## Exercise directions:
Isolate every line in the records below with "script" in it.

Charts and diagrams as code
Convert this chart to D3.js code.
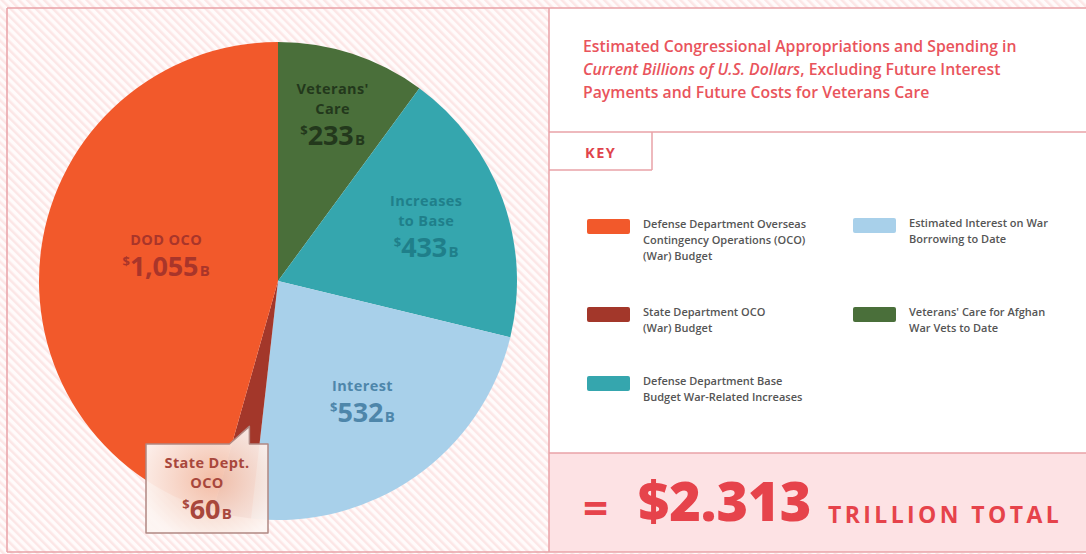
<!DOCTYPE html>
<html>
<head>
<meta charset="utf-8">
<script src="https://cdn.jsdelivr.net/npm/d3@7"></script>
<style>
  html, body { margin: 0; padding: 0; background: #fff; }
  svg { display: block; }
  text { font-family: "Open Sans", "Lato", sans-serif; }
</style>
</head>
<body>
<svg id="chart" width="1086" height="554"></svg>
<script>
// ---------- DATA ----------
const categories = ["Veterans' Care", "Increases to Base", "Interest", "State Dept. OCO", "DOD OCO"];
const values = [233, 433, 532, 60, 1055];
const sliceLabelLines = [["Veterans'", "Care"], ["Increases", "to Base"], ["Interest"], ["State Dept.", "OCO"], ["DOD OCO"]];
const valueLabels = ["233", "433", "532", "60", "1,055"];
const legendLabels = [
  ["Defense Department Overseas", "Contingency Operations (OCO)", "(War) Budget"],
  ["State Department OCO", "(War) Budget"],
  ["Defense Department Base", "Budget War-Related Increases"],
  ["Estimated Interest on War", "Borrowing to Date"],
  ["Veterans' Care for Afghan", "War Vets to Date"]
];
const legendCategories = ["DOD OCO", "State Dept. OCO", "Increases to Base", "Interest", "Veterans' Care"];
const titleLines = [
  [{t: "Estimated Congressional Appropriations and Spending in", i: false}],
  [{t: "Current Billions of U.S. Dollars", i: true}, {t: ", Excluding Future Interest", i: false}],
  [{t: "Payments and Future Costs for Veterans Care", i: false}]
];
const totalValue = "$2.313";
const totalUnit = "TRILLION TOTAL";

// ---------- STYLES ----------
const sliceColors = ["#4a6f3a", "#35a6ae", "#a8d0ea", "#a3372a", "#f2592b"];
const labelColors = ["#23381c", "#1f7f8a", "#4e86aa", "#a8473c", "#a9352a"];
const color = d3.scaleOrdinal().domain(categories).range(sliceColors);
const labelColor = d3.scaleOrdinal().domain(categories).range(labelColors);
const labelRadiusFrac = d3.scaleOrdinal().domain(categories).range([0.735, 0.66, 0.617, 0.5, 0.48]);
const labelAngleShift = d3.scaleOrdinal().domain(categories).range([0, 0, 0, 0, 5]); // degrees
const pink = "#e9a2a7";
const red = "#e9545c";
const labelFont = "Lato, 'Open Sans', sans-serif";

const svg = d3.select("#chart");
const defs = svg.append("defs");
const pat = defs.append("pattern").attr("id", "hatch").attr("patternUnits", "userSpaceOnUse")
  .attr("width", 6).attr("height", 6).attr("patternTransform", "rotate(-45)");
pat.append("rect").attr("width", 6).attr("height", 6).attr("fill", "#fffbfb");
pat.append("rect").attr("width", 2.5).attr("height", 6).attr("fill", "#fce6e6");

const grad = defs.append("radialGradient").attr("id", "glow").attr("cx", "55%").attr("cy", "50%").attr("r", "60%");
grad.append("stop").attr("offset", "0%").attr("stop-color", "#f3c2ac");
grad.append("stop").attr("offset", "55%").attr("stop-color", "#f8dfd4");
grad.append("stop").attr("offset", "100%").attr("stop-color", "#fdf5f2");

// background
svg.append("rect").attr("width", 1086).attr("height", 554).attr("fill", "url(#hatch)");
// right panel
svg.append("rect").attr("x", 549).attr("y", 8).attr("width", 537).attr("height", 545).attr("fill", "#fff");
svg.append("rect").attr("x", 549).attr("y", 453).attr("width", 537).attr("height", 99).attr("fill", "#fde2e4");

// borders
const lines = [
  [7, 8, 1086, 8], [7, 8, 7, 552], [7, 552, 1086, 552], [549, 8, 549, 552],
  [549, 132, 1086, 132], [549, 170, 652, 170], [652, 132, 652, 170], [549, 453, 1086, 453]
];
svg.append("g").selectAll("line").data(lines).join("line")
  .attr("x1", d => d[0]).attr("y1", d => d[1]).attr("x2", d => d[2]).attr("y2", d => d[3])
  .attr("stroke", pink).attr("stroke-width", 1.5);

// ---------- PIE ----------
const cx = 278, cy = 281, R = 239;
const pie = d3.pie().sort(null).value(d => d.v);
const arcs = pie(categories.map((c, i) => ({c, v: values[i], lines: sliceLabelLines[i], val: valueLabels[i]})));
const arc = d3.arc().innerRadius(0).outerRadius(R);
const g = svg.append("g").attr("transform", `translate(${cx},${cy})`);
g.selectAll("path").data(arcs).join("path").attr("d", arc).attr("fill", d => color(d.data.c));

// label block centred on (x, y)
function drawLabel(sel, d, x, y, col) {
  const t = sel.append("g").attr("transform", `translate(${x},${y})`).attr("fill", col)
    .attr("text-anchor", "middle").attr("font-family", labelFont);
  const n = d.data.lines.length;
  const step = 20, gap = 31;
  const b0 = -((n - 1) * step + gap - 10) / 2;
  d.data.lines.forEach((ln, i) => {
    t.append("text").attr("y", b0 + i * step).attr("font-size", 14.5).attr("font-weight", 700)
      .attr("letter-spacing", 0.4).text(ln);
  });
  const v = t.append("text").attr("y", b0 + (n - 1) * step + gap).attr("font-weight", 700);
  v.append("tspan").attr("font-size", 13).attr("dy", -10).text("$");
  v.append("tspan").attr("font-size", 27).attr("dy", 10).attr("letter-spacing", -0.2).text(d.data.val);
  v.append("tspan").attr("font-size", 15).attr("dx", 1.5).text("B");
}

arcs.forEach(d => {
  if (d.data.c === "State Dept. OCO") return;
  const r = R * labelRadiusFrac(d.data.c);
  const a = (d.startAngle + d.endAngle) / 2 + labelAngleShift(d.data.c) * Math.PI / 180;
  drawLabel(g, d, r * Math.sin(a), -r * Math.cos(a), labelColor(d.data.c));
});

// State Dept callout
const st = arcs.find(d => d.data.c === "State Dept. OCO");
const stA = (st.startAngle + st.endAngle) / 2;
const tipR = R * 0.62;
const tip = [cx + tipR * Math.sin(stA), cy - tipR * Math.cos(stA)];
const bx0 = 146, by0 = 444, bx1 = 268, by1 = 533;
const calloutPath = `M${bx0},${by0} L${tip[0] - 20},${by0} L${tip[0]},${tip[1]} L${tip[0]},${by0} L${bx1},${by0} L${bx1},${by1} L${bx0},${by1} Z`;
svg.append("path").attr("d", calloutPath).attr("fill", "url(#glow)").attr("fill-opacity", 0.95)
  .attr("stroke", "#b08883").attr("stroke-width", 1.5).attr("stroke-linejoin", "round");
drawLabel(svg, st, (bx0 + bx1) / 2, 488, labelColor(st.data.c));

// ---------- TITLE ----------
const tg = svg.append("g").attr("fill", red);
titleLines.forEach((ln, i) => {
  const t = tg.append("text").attr("x", 583).attr("y", 52 + i * 23).attr("font-size", 15.8).attr("font-weight", 600);
  ln.forEach(p => t.append("tspan").attr("font-style", p.i ? "italic" : "normal").text(p.t));
});
svg.append("text").attr("x", 585).attr("y", 158).attr("font-size", 14.5).attr("font-weight", 700)
  .attr("letter-spacing", 1.5).attr("fill", "#e0444c").text("KEY");

// ---------- LEGEND ----------
const legendPos = [[587, 226], [587, 314], [587, 383], [853, 225], [853, 314]];
const lg = svg.append("g");
legendCategories.forEach((c, i) => {
  const [x, y] = legendPos[i];
  lg.append("rect").attr("x", x).attr("y", y - 7).attr("width", 43).attr("height", 15).attr("rx", 2)
    .attr("fill", color(c));
  legendLabels[i].forEach((ln, j) => {
    lg.append("text").attr("x", x + 56).attr("y", y + 2 + j * 16).attr("font-size", 11).attr("font-weight", 600)
      .attr("fill", "#555").text(ln);
  });
});

// ---------- TOTAL ----------
const tot = svg.append("g").attr("fill", "#e6434b").attr("font-family", "Roboto, 'Open Sans', sans-serif");
tot.append("text").attr("x", 583).attr("y", 524).attr("font-size", 44).attr("font-weight", 700).text("=");
tot.append("text").attr("x", 638).attr("y", 521).attr("font-size", 54).attr("font-weight", 900).text(totalValue);
tot.append("text").attr("x", 828).attr("y", 523).attr("font-size", 23).attr("font-weight", 700)
  .attr("letter-spacing", 3.4).text(totalUnit);
</script>
</body>
</html>
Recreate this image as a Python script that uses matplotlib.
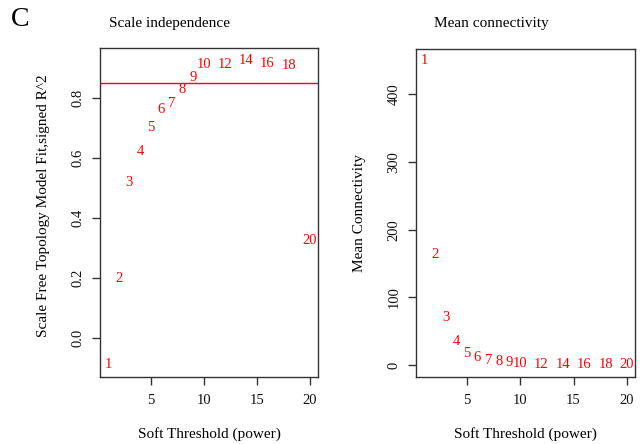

## Final result:
<script src="https://cdn.jsdelivr.net/npm/d3@7"></script>
<script>
</script>
Recreate this image as a Python script that uses matplotlib.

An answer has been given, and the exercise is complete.